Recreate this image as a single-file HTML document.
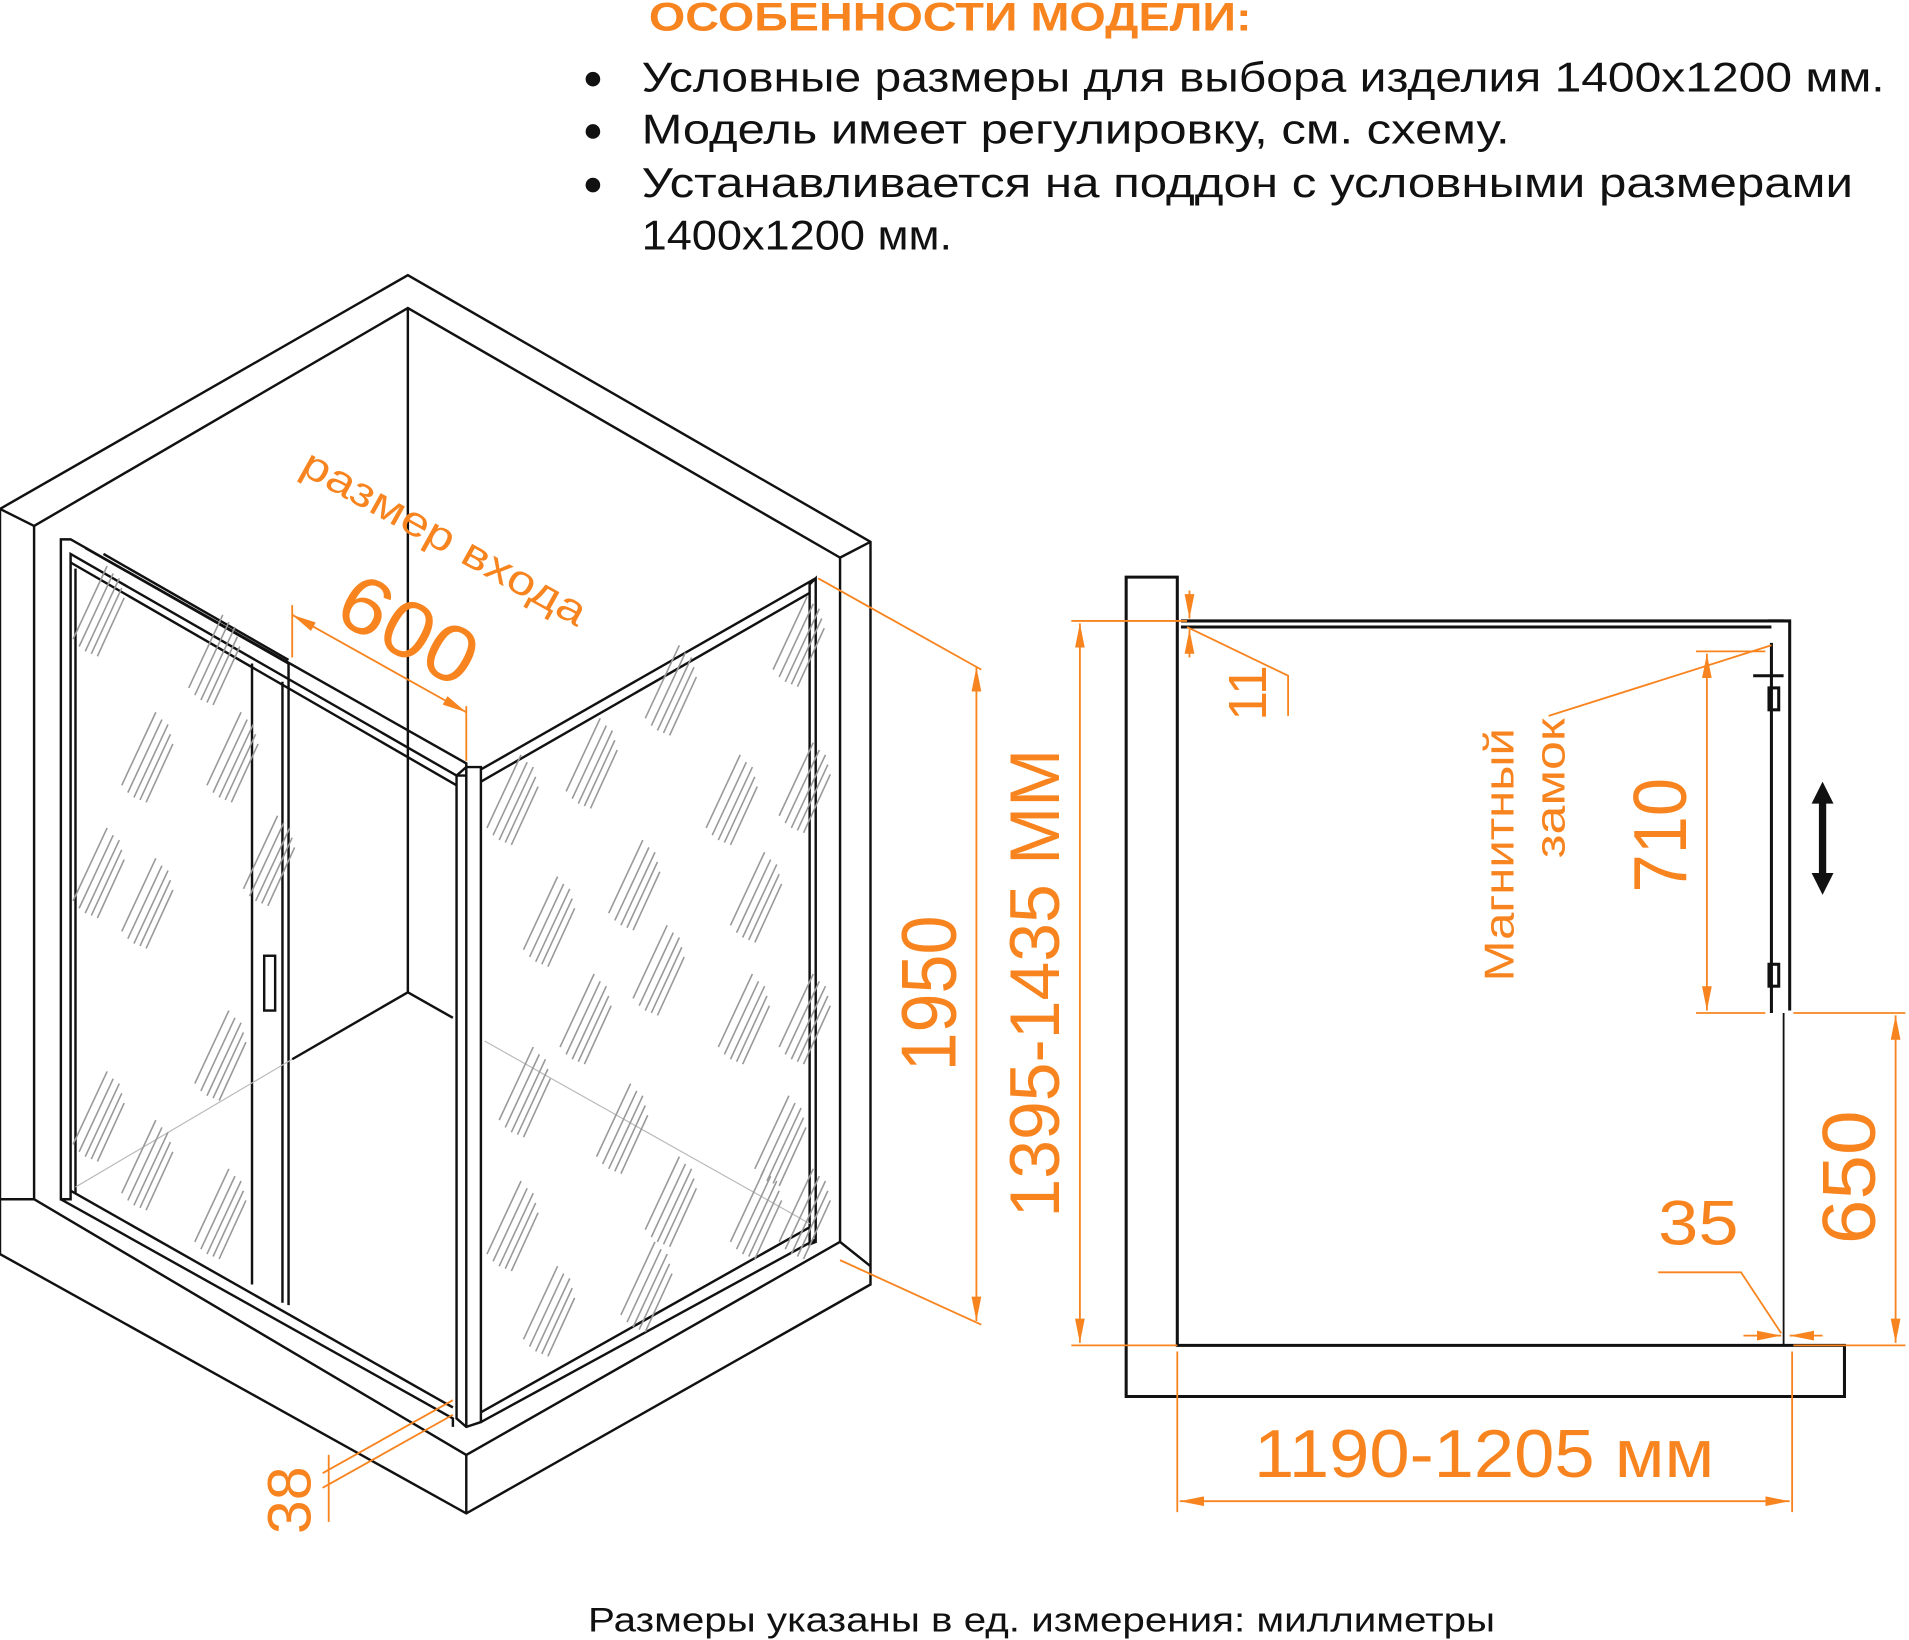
<!DOCTYPE html>
<html><head><meta charset="utf-8"><style>html,body{margin:0;padding:0;background:#fff}svg{display:block}</style></head>
<body>
<svg width="1909" height="1640" viewBox="0 0 1568 1347" preserveAspectRatio="none" xmlns="http://www.w3.org/2000/svg" font-family="Liberation Sans, sans-serif">
<defs>
<g id="st" stroke="#999" stroke-width="1.3">
<line x1="0" y1="60" x2="28" y2="0"/><line x1="5" y1="66" x2="33" y2="6"/><line x1="10" y1="70" x2="38" y2="10"/><line x1="15" y1="72" x2="40" y2="18"/><line x1="20" y1="74" x2="42" y2="26"/>
</g>
<marker id="a" viewBox="0 0 20 8" refX="20" refY="4" markerWidth="20" markerHeight="8" orient="auto-start-reverse" markerUnits="userSpaceOnUse"><path d="M0,0 L20,4 L0,8z" fill="#f7841f"/></marker>
</defs>
<!-- header -->
<text x="533" y="25" font-size="33" font-weight="bold" fill="#f7841f" textLength="495" lengthAdjust="spacingAndGlyphs">ОСОБЕННОСТИ МОДЕЛИ:</text>
<g font-size="34" fill="#111">
<circle cx="487" cy="65" r="6"/><circle cx="487" cy="108" r="6"/><circle cx="487" cy="152" r="6"/>
<text x="527" y="75" textLength="1021" lengthAdjust="spacingAndGlyphs">Условные размеры для выбора изделия 1400х1200 мм.</text>
<text x="527" y="118" textLength="713" lengthAdjust="spacingAndGlyphs">Модель имеет регулировку, см. схему.</text>
<text x="527" y="162" textLength="995" lengthAdjust="spacingAndGlyphs">Устанавливается на поддон с условными размерами</text>
<text x="527" y="205" textLength="255" lengthAdjust="spacingAndGlyphs">1400х1200 мм.</text>
</g>
<text x="483" y="1340" font-size="28" fill="#111" textLength="745" lengthAdjust="spacingAndGlyphs">Размеры указаны в ед. измерения: миллиметры</text>

<!-- left isometric -->
<g fill="none" stroke="#111" stroke-width="2">
<polygon points="0,418 335,226 715,445 715,1055 383,1243 0,1030"/>
<polyline points="28,432 335,253 690,458"/>
<line x1="0" y1="418" x2="28" y2="432"/>
<line x1="715" y1="445" x2="690" y2="458"/>
<line x1="28" y1="432" x2="28" y2="985"/>
<line x1="690" y1="458" x2="690" y2="1020"/>
<line x1="335" y1="253" x2="335" y2="815"/>
<line x1="335" y1="815" x2="240" y2="870"/>
<line x1="335" y1="815" x2="372" y2="836"/>
<polyline points="0,985 28,985 383,1195 690,1020 715,1040"/>
<line x1="383" y1="1195" x2="383" y2="1243"/>
<polygon points="50,443 58,443 383,627 383,637 375,637 58,455 58,985 50,985"/>
<line x1="58" y1="462" x2="375" y2="645"/>
<line x1="70" y1="450" x2="237" y2="545"/>
<line x1="85" y1="455" x2="237" y2="542"/>
<line x1="62" y1="467" x2="62" y2="980"/>
<polyline points="50,985 372,1165 372,1172"/>
<line x1="58" y1="978" x2="372" y2="1156"/>
<line x1="207" y1="545" x2="207" y2="1055"/>
<line x1="237" y1="545" x2="237" y2="1072"/>
<line x1="232" y1="560" x2="232" y2="1070"/>
<rect x="217" y="785" width="9" height="45"/>
<polygon points="375,637 383,630 395,630 395,1168 383,1172 375,1165"/>
<line x1="383" y1="637" x2="383" y2="1172"/>
<line x1="395" y1="632" x2="670" y2="475"/>
<line x1="395" y1="642" x2="665" y2="487"/>
<polygon points="665,480 670,475 670,1020 665,1022"/>
<line x1="395" y1="1160" x2="665" y2="1008"/>
<line x1="395" y1="1168" x2="670" y2="1018"/>
</g>
<g stroke="#bbb" stroke-width="1" fill="none"><line x1="240" y1="870" x2="62" y2="975"/><line x1="398" y1="855" x2="665" y2="1005"/></g>
<use href="#st" x="60" y="465"/><use href="#st" x="100" y="585"/><use href="#st" x="170" y="585"/><use href="#st" x="155" y="505"/><use href="#st" x="60" y="680"/><use href="#st" x="100" y="705"/><use href="#st" x="160" y="830"/><use href="#st" x="100" y="920"/><use href="#st" x="160" y="960"/><use href="#st" x="60" y="880"/><use href="#st" x="200" y="670"/>
<use href="#st" x="400" y="620"/><use href="#st" x="465" y="590"/><use href="#st" x="530" y="530"/><use href="#st" x="580" y="620"/><use href="#st" x="635" y="490"/><use href="#st" x="430" y="720"/><use href="#st" x="500" y="690"/><use href="#st" x="600" y="700"/><use href="#st" x="640" y="610"/><use href="#st" x="410" y="860"/><use href="#st" x="460" y="800"/><use href="#st" x="520" y="760"/><use href="#st" x="590" y="800"/><use href="#st" x="640" y="800"/><use href="#st" x="400" y="970"/><use href="#st" x="490" y="890"/><use href="#st" x="530" y="950"/><use href="#st" x="620" y="900"/><use href="#st" x="430" y="1040"/><use href="#st" x="510" y="1020"/><use href="#st" x="600" y="960"/><use href="#st" x="640" y="960"/>

<g stroke="#f7841f" stroke-width="1.5" fill="none">
<line x1="240" y1="497" x2="240" y2="540"/><line x1="383" y1="580" x2="383" y2="625"/>
<line x1="240" y1="505" x2="383" y2="585" marker-start="url(#a)" marker-end="url(#a)"/>
<line x1="672" y1="475" x2="806" y2="550"/><line x1="690" y1="1035" x2="806" y2="1088"/>
<line x1="802" y1="548" x2="802" y2="1085" marker-start="url(#a)" marker-end="url(#a)"/>
<line x1="265" y1="1222" x2="372" y2="1162"/><line x1="265" y1="1210" x2="372" y2="1150"/>
<line x1="270" y1="1195" x2="270" y2="1250"/>
</g>
<g fill="#f7841f">
<text font-size="34" transform="translate(245,388) rotate(29)" textLength="262" lengthAdjust="spacingAndGlyphs">размер входа</text>
<text font-size="66" transform="translate(272,508) rotate(29)" textLength="120" lengthAdjust="spacingAndGlyphs">600</text>
<text font-size="64" transform="translate(785,880) rotate(-90)" textLength="128" lengthAdjust="spacingAndGlyphs">1950</text>
<text font-size="50" transform="translate(255,1260) rotate(-90)">38</text>
</g>

<g stroke="#111" stroke-width="2.5" fill="none">
<polygon points="925,474 967,474 967,1105 1515,1105 1515,1147 925,1147"/>
<line x1="970" y1="510" x2="1465" y2="510"/><line x1="970" y1="515" x2="1455" y2="515"/>
<polyline points="1452,510 1470,510 1470,830"/>
<line x1="1455" y1="528" x2="1455" y2="832"/>
<line x1="1465" y1="832" x2="1465" y2="1105" stroke-width="1.5"/>
<line x1="1440" y1="555" x2="1465" y2="555"/>
<rect x="1453" y="565" width="8" height="18"/><rect x="1453" y="792" width="8" height="18"/>
</g>
<path d="M1497,642 L1506,660 L1500,660 L1500,717 L1506,717 L1497,735 L1488,717 L1494,717 L1494,660 L1488,660z" fill="#111"/>
<g stroke="#f7841f" stroke-width="1.5" fill="none">
<line x1="880" y1="510" x2="975" y2="510"/><line x1="880" y1="1105" x2="967" y2="1105"/>
<line x1="887" y1="512" x2="887" y2="1103" marker-start="url(#a)" marker-end="url(#a)"/>
<line x1="977" y1="485" x2="977" y2="508" marker-end="url(#a)"/><line x1="977" y1="540" x2="977" y2="517" marker-end="url(#a)"/>
<polyline points="975,515 1058,555 1058,588"/>
<line x1="1393" y1="535" x2="1450" y2="535"/><line x1="1393" y1="832" x2="1450" y2="832"/>
<line x1="1402" y1="537" x2="1402" y2="830" marker-start="url(#a)" marker-end="url(#a)"/>
<line x1="1272" y1="588" x2="1455" y2="530"/>
<line x1="1473" y1="832" x2="1565" y2="832"/><line x1="1473" y1="1105" x2="1565" y2="1105"/>
<line x1="1557" y1="834" x2="1557" y2="1103" marker-start="url(#a)" marker-end="url(#a)"/>
<polyline points="1362,1045 1430,1045 1463,1095"/>
<line x1="1432" y1="1097" x2="1463" y2="1097" marker-end="url(#a)"/><line x1="1497" y1="1097" x2="1470" y2="1097" marker-end="url(#a)"/>
<line x1="967" y1="1110" x2="967" y2="1242"/><line x1="1472" y1="1110" x2="1472" y2="1242"/>
<line x1="969" y1="1233" x2="1470" y2="1233" marker-start="url(#a)" marker-end="url(#a)"/>
</g>
<g fill="#f7841f">
<text font-size="58" transform="translate(870,1000) rotate(-90)" textLength="385" lengthAdjust="spacingAndGlyphs">1395-1435 ММ</text>
<text font-size="44" transform="translate(1040,592) rotate(-90)">11</text>
<text font-size="34" transform="translate(1243,806) rotate(-90)" textLength="208" lengthAdjust="spacingAndGlyphs">Магнитный</text>
<text font-size="34" transform="translate(1285,705) rotate(-90)" textLength="115" lengthAdjust="spacingAndGlyphs">замок</text>
<text font-size="62" transform="translate(1385,733) rotate(-90)" textLength="94" lengthAdjust="spacingAndGlyphs">710</text>
<text font-size="62" transform="translate(1540,1022) rotate(-90)" textLength="110" lengthAdjust="spacingAndGlyphs">650</text>
<text font-size="52" x="1362" y="1022" textLength="66" lengthAdjust="spacingAndGlyphs">35</text>
<text font-size="56" x="1030" y="1213" textLength="378" lengthAdjust="spacingAndGlyphs">1190-1205 мм</text>
</g>
</svg>
</body></html>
# # # # #
■ **Goal of the exercise**
Starting with the first line of the data above and ending with the line containing "ед. измерения: миллиметры</text>", please restate every line exactly, leaving images out.

■ **Result for this exercise**
Recreate this image as a single-file HTML document.
<!DOCTYPE html>
<html><head><meta charset="utf-8"><style>html,body{margin:0;padding:0;background:#fff}svg{display:block}</style></head>
<body>
<svg width="1909" height="1640" viewBox="0 0 1568 1347" preserveAspectRatio="none" xmlns="http://www.w3.org/2000/svg" font-family="Liberation Sans, sans-serif">
<defs>
<g id="st" stroke="#999" stroke-width="1.3">
<line x1="0" y1="60" x2="28" y2="0"/><line x1="5" y1="66" x2="33" y2="6"/><line x1="10" y1="70" x2="38" y2="10"/><line x1="15" y1="72" x2="40" y2="18"/><line x1="20" y1="74" x2="42" y2="26"/>
</g>
<marker id="a" viewBox="0 0 20 8" refX="20" refY="4" markerWidth="20" markerHeight="8" orient="auto-start-reverse" markerUnits="userSpaceOnUse"><path d="M0,0 L20,4 L0,8z" fill="#f7841f"/></marker>
</defs>
<!-- header -->
<text x="533" y="25" font-size="33" font-weight="bold" fill="#f7841f" textLength="495" lengthAdjust="spacingAndGlyphs">ОСОБЕННОСТИ МОДЕЛИ:</text>
<g font-size="34" fill="#111">
<circle cx="487" cy="65" r="6"/><circle cx="487" cy="108" r="6"/><circle cx="487" cy="152" r="6"/>
<text x="527" y="75" textLength="1021" lengthAdjust="spacingAndGlyphs">Условные размеры для выбора изделия 1400х1200 мм.</text>
<text x="527" y="118" textLength="713" lengthAdjust="spacingAndGlyphs">Модель имеет регулировку, см. схему.</text>
<text x="527" y="162" textLength="995" lengthAdjust="spacingAndGlyphs">Устанавливается на поддон с условными размерами</text>
<text x="527" y="205" textLength="255" lengthAdjust="spacingAndGlyphs">1400х1200 мм.</text>
</g>
<text x="483" y="1340" font-size="28" fill="#111" textLength="745" lengthAdjust="spacingAndGlyphs">Размеры указаны в ед. измерения: миллиметры</text>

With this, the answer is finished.